Copy the data exactly; pictures stay out of the copy.

**DATA EXTRACT:**
☆ ☆ ☆ ☆ ☆ ☆ ☆
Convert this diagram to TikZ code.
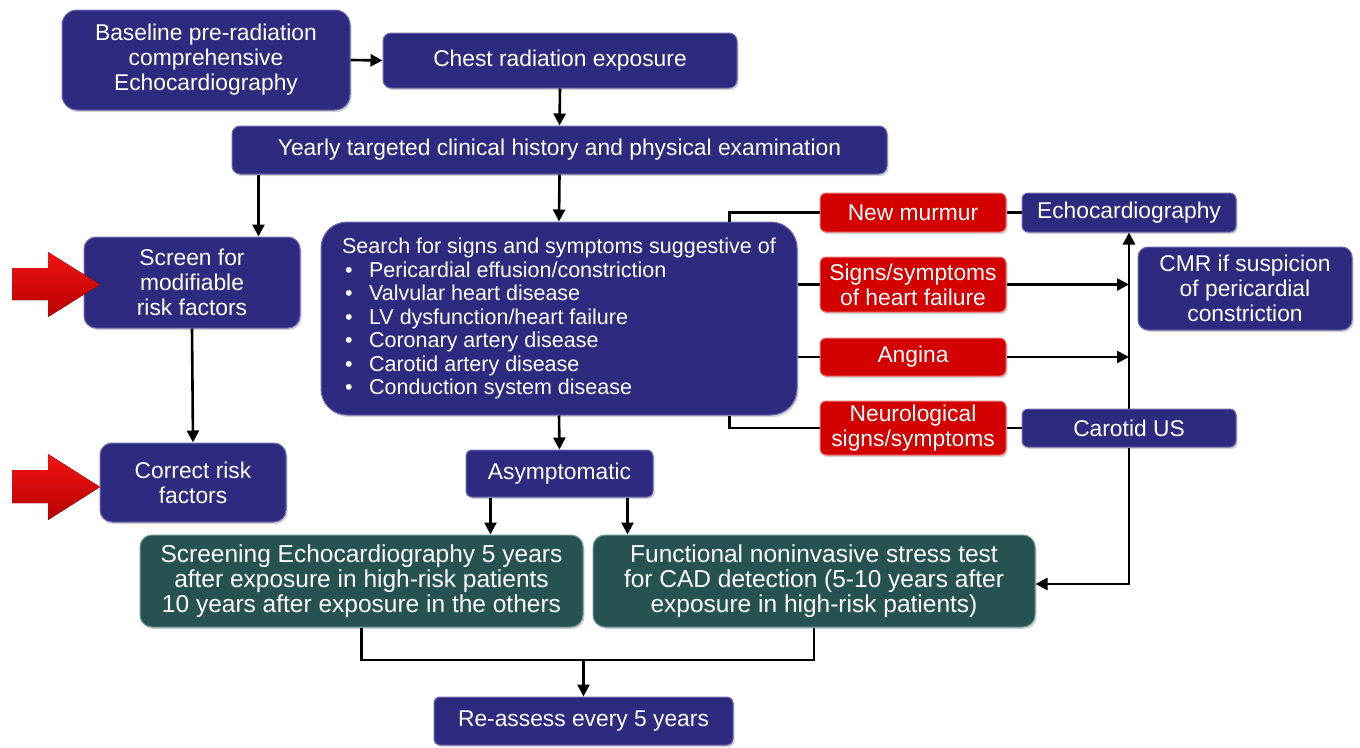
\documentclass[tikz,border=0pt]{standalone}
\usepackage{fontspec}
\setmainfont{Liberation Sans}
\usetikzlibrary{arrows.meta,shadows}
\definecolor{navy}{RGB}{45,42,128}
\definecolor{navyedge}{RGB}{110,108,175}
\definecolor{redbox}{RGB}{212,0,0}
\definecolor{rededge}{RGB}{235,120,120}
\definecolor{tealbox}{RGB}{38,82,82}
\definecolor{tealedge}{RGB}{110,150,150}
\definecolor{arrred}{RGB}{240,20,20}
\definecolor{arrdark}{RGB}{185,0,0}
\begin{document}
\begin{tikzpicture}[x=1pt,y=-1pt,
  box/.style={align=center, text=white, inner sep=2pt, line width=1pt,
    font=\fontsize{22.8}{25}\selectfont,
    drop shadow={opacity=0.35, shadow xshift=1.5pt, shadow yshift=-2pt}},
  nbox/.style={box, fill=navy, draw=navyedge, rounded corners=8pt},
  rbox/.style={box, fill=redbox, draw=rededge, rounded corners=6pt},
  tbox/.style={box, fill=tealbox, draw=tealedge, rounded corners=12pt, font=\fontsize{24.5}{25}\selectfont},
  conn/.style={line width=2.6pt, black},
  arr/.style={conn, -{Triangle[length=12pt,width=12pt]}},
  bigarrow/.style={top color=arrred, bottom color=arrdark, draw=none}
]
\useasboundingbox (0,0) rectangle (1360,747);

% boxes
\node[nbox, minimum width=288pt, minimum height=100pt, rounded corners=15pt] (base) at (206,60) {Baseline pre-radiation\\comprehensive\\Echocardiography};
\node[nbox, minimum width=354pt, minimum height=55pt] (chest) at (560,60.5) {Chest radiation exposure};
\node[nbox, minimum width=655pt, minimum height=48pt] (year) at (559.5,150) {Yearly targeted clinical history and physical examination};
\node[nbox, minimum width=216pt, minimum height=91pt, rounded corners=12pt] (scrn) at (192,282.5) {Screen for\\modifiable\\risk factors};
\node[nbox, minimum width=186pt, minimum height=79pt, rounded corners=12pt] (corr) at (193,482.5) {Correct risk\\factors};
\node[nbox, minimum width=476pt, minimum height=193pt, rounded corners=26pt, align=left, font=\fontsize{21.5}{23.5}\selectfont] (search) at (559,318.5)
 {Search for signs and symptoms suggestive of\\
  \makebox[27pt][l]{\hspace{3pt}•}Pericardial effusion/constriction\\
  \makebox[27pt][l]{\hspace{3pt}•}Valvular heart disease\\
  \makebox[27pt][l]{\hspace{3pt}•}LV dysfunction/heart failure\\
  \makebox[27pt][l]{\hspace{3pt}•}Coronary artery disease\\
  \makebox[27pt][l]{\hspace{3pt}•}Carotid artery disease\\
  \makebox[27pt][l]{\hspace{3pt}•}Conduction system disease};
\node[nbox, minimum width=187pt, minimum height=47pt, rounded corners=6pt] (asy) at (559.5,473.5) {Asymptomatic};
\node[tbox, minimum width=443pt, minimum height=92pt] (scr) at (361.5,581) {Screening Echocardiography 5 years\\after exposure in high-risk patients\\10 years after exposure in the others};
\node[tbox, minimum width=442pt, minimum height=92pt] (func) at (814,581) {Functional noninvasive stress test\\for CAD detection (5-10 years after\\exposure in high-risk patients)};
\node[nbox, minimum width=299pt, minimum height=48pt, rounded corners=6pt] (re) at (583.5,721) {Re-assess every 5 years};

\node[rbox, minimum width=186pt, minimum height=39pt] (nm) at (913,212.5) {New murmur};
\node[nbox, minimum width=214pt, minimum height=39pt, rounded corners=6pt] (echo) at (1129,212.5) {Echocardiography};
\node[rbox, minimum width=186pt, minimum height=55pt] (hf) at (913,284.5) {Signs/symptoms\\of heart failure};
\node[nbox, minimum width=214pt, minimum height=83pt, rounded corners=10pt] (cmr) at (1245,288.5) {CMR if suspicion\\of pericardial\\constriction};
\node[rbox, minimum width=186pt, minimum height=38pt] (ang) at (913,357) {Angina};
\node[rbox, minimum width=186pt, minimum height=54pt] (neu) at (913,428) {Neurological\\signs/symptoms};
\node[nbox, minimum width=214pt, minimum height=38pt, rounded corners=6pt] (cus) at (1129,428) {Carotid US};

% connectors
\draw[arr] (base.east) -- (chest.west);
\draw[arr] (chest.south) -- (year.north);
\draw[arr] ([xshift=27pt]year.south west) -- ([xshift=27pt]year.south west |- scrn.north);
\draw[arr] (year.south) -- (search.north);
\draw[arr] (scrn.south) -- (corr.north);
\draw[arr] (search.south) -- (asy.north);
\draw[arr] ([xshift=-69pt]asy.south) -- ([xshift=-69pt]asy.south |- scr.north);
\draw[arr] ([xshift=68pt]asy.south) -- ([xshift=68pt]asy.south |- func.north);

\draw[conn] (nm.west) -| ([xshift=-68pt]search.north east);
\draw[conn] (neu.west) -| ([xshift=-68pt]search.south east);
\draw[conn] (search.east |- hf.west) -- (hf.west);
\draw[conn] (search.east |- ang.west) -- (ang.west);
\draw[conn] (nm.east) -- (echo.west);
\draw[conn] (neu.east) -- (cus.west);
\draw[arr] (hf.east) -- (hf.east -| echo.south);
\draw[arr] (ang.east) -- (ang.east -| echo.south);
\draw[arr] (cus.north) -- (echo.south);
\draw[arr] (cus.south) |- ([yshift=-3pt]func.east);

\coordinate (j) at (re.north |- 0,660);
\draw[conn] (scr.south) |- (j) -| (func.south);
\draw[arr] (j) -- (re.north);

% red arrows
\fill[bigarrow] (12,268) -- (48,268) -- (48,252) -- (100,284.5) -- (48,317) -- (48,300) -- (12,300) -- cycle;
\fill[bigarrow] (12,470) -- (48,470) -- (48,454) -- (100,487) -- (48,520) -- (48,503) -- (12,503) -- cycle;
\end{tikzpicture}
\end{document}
☆ ☆ ☆ ☆ ☆ ☆ ☆
**OUTPUT FOR THIS TASK:**
Convert this diagram to TikZ code.
\documentclass[tikz,border=0pt]{standalone}
\usepackage{fontspec}
\setmainfont{Liberation Sans}
\usetikzlibrary{arrows.meta,shadows}
\definecolor{navy}{RGB}{45,42,128}
\definecolor{navyedge}{RGB}{110,108,175}
\definecolor{redbox}{RGB}{212,0,0}
\definecolor{rededge}{RGB}{235,120,120}
\definecolor{tealbox}{RGB}{38,82,82}
\definecolor{tealedge}{RGB}{110,150,150}
\definecolor{arrred}{RGB}{240,20,20}
\definecolor{arrdark}{RGB}{185,0,0}
\begin{document}
\begin{tikzpicture}[x=1pt,y=-1pt,
  box/.style={align=center, text=white, inner sep=2pt, line width=1pt,
    font=\fontsize{22.8}{25}\selectfont,
    drop shadow={opacity=0.35, shadow xshift=1.5pt, shadow yshift=-2pt}},
  nbox/.style={box, fill=navy, draw=navyedge, rounded corners=8pt},
  rbox/.style={box, fill=redbox, draw=rededge, rounded corners=6pt},
  tbox/.style={box, fill=tealbox, draw=tealedge, rounded corners=12pt, font=\fontsize{24.5}{25}\selectfont},
  conn/.style={line width=2.6pt, black},
  arr/.style={conn, -{Triangle[length=12pt,width=12pt]}},
  bigarrow/.style={top color=arrred, bottom color=arrdark, draw=none}
]
\useasboundingbox (0,0) rectangle (1360,747);

% boxes
\node[nbox, minimum width=288pt, minimum height=100pt, rounded corners=15pt] (base) at (206,60) {Baseline pre-radiation\\comprehensive\\Echocardiography};
\node[nbox, minimum width=354pt, minimum height=55pt] (chest) at (560,60.5) {Chest radiation exposure};
\node[nbox, minimum width=655pt, minimum height=48pt] (year) at (559.5,150) {Yearly targeted clinical history and physical examination};
\node[nbox, minimum width=216pt, minimum height=91pt, rounded corners=12pt] (scrn) at (192,282.5) {Screen for\\modifiable\\risk factors};
\node[nbox, minimum width=186pt, minimum height=79pt, rounded corners=12pt] (corr) at (193,482.5) {Correct risk\\factors};
\node[nbox, minimum width=476pt, minimum height=193pt, rounded corners=26pt, align=left, font=\fontsize{21.5}{23.5}\selectfont] (search) at (559,318.5)
 {Search for signs and symptoms suggestive of\\
  \makebox[27pt][l]{\hspace{3pt}•}Pericardial effusion/constriction\\
  \makebox[27pt][l]{\hspace{3pt}•}Valvular heart disease\\
  \makebox[27pt][l]{\hspace{3pt}•}LV dysfunction/heart failure\\
  \makebox[27pt][l]{\hspace{3pt}•}Coronary artery disease\\
  \makebox[27pt][l]{\hspace{3pt}•}Carotid artery disease\\
  \makebox[27pt][l]{\hspace{3pt}•}Conduction system disease};
\node[nbox, minimum width=187pt, minimum height=47pt, rounded corners=6pt] (asy) at (559.5,473.5) {Asymptomatic};
\node[tbox, minimum width=443pt, minimum height=92pt] (scr) at (361.5,581) {Screening Echocardiography 5 years\\after exposure in high-risk patients\\10 years after exposure in the others};
\node[tbox, minimum width=442pt, minimum height=92pt] (func) at (814,581) {Functional noninvasive stress test\\for CAD detection (5-10 years after\\exposure in high-risk patients)};
\node[nbox, minimum width=299pt, minimum height=48pt, rounded corners=6pt] (re) at (583.5,721) {Re-assess every 5 years};

\node[rbox, minimum width=186pt, minimum height=39pt] (nm) at (913,212.5) {New murmur};
\node[nbox, minimum width=214pt, minimum height=39pt, rounded corners=6pt] (echo) at (1129,212.5) {Echocardiography};
\node[rbox, minimum width=186pt, minimum height=55pt] (hf) at (913,284.5) {Signs/symptoms\\of heart failure};
\node[nbox, minimum width=214pt, minimum height=83pt, rounded corners=10pt] (cmr) at (1245,288.5) {CMR if suspicion\\of pericardial\\constriction};
\node[rbox, minimum width=186pt, minimum height=38pt] (ang) at (913,357) {Angina};
\node[rbox, minimum width=186pt, minimum height=54pt] (neu) at (913,428) {Neurological\\signs/symptoms};
\node[nbox, minimum width=214pt, minimum height=38pt, rounded corners=6pt] (cus) at (1129,428) {Carotid US};

% connectors
\draw[arr] (base.east) -- (chest.west);
\draw[arr] (chest.south) -- (year.north);
\draw[arr] ([xshift=27pt]year.south west) -- ([xshift=27pt]year.south west |- scrn.north);
\draw[arr] (year.south) -- (search.north);
\draw[arr] (scrn.south) -- (corr.north);
\draw[arr] (search.south) -- (asy.north);
\draw[arr] ([xshift=-69pt]asy.south) -- ([xshift=-69pt]asy.south |- scr.north);
\draw[arr] ([xshift=68pt]asy.south) -- ([xshift=68pt]asy.south |- func.north);

\draw[conn] (nm.west) -| ([xshift=-68pt]search.north east);
\draw[conn] (neu.west) -| ([xshift=-68pt]search.south east);
\draw[conn] (search.east |- hf.west) -- (hf.west);
\draw[conn] (search.east |- ang.west) -- (ang.west);
\draw[conn] (nm.east) -- (echo.west);
\draw[conn] (neu.east) -- (cus.west);
\draw[arr] (hf.east) -- (hf.east -| echo.south);
\draw[arr] (ang.east) -- (ang.east -| echo.south);
\draw[arr] (cus.north) -- (echo.south);
\draw[arr] (cus.south) |- ([yshift=-3pt]func.east);

\coordinate (j) at (re.north |- 0,660);
\draw[conn] (scr.south) |- (j) -| (func.south);
\draw[arr] (j) -- (re.north);

% red arrows
\fill[bigarrow] (12,268) -- (48,268) -- (48,252) -- (100,284.5) -- (48,317) -- (48,300) -- (12,300) -- cycle;
\fill[bigarrow] (12,470) -- (48,470) -- (48,454) -- (100,487) -- (48,520) -- (48,503) -- (12,503) -- cycle;
\end{tikzpicture}
\end{document}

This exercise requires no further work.